SHORT TASK.
Word for word, quote all of the material, omitting the pictures.

INFORMATION PROVIDED.
>>>>

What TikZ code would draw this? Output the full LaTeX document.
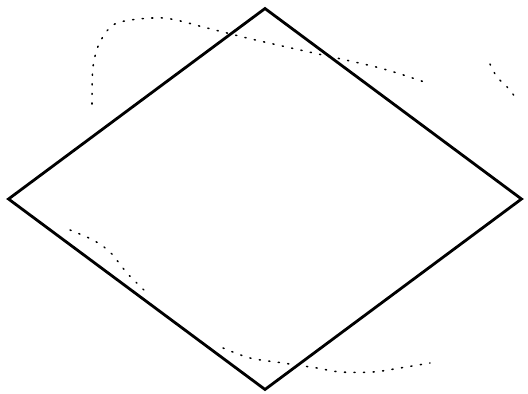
\documentclass[tikz,border=0pt]{standalone}
\usetikzlibrary{shapes.geometric}

\begin{document}
\begin{tikzpicture}[
    x=0.025cm, y=-0.025cm,
    rhombus/.style={draw, diamond, line width=2pt, inner sep=0pt, minimum width=12.85cm, minimum height=9.55cm},
    trace/.style={line width=1.1pt, dash pattern=on 0.8pt off 6pt, line cap=round}
]
\useasboundingbox (0,0) rectangle (528,394);
\node[rhombus] (rhombus) at (265,199) {};
% faint pencil traces
\draw[trace] plot[smooth] coordinates {(92,104) (93,67) (100,42) (117,23) (163,18) (207,28) (247,38) (300,50) (380,68) (430,84)};
\draw[trace] plot[smooth] coordinates {(490,64) (497,77) (510,90) (518,102)};
\draw[trace] plot[smooth] coordinates {(70,230) (93,240) (110,252) (127,273) (147,293)};
\draw[trace] plot[smooth] coordinates {(223,348) (250,358) (283,363) (317,368) (340,372) (373,372) (400,368) (430,363)};
\end{tikzpicture}
\end{document}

<<<<

TASK SOLUTION.
What TikZ code would draw this? Output the full LaTeX document.
\documentclass[tikz,border=0pt]{standalone}
\usetikzlibrary{shapes.geometric}

\begin{document}
\begin{tikzpicture}[
    x=0.025cm, y=-0.025cm,
    rhombus/.style={draw, diamond, line width=2pt, inner sep=0pt, minimum width=12.85cm, minimum height=9.55cm},
    trace/.style={line width=1.1pt, dash pattern=on 0.8pt off 6pt, line cap=round}
]
\useasboundingbox (0,0) rectangle (528,394);
\node[rhombus] (rhombus) at (265,199) {};
% faint pencil traces
\draw[trace] plot[smooth] coordinates {(92,104) (93,67) (100,42) (117,23) (163,18) (207,28) (247,38) (300,50) (380,68) (430,84)};
\draw[trace] plot[smooth] coordinates {(490,64) (497,77) (510,90) (518,102)};
\draw[trace] plot[smooth] coordinates {(70,230) (93,240) (110,252) (127,273) (147,293)};
\draw[trace] plot[smooth] coordinates {(223,348) (250,358) (283,363) (317,368) (340,372) (373,372) (400,368) (430,363)};
\end{tikzpicture}
\end{document}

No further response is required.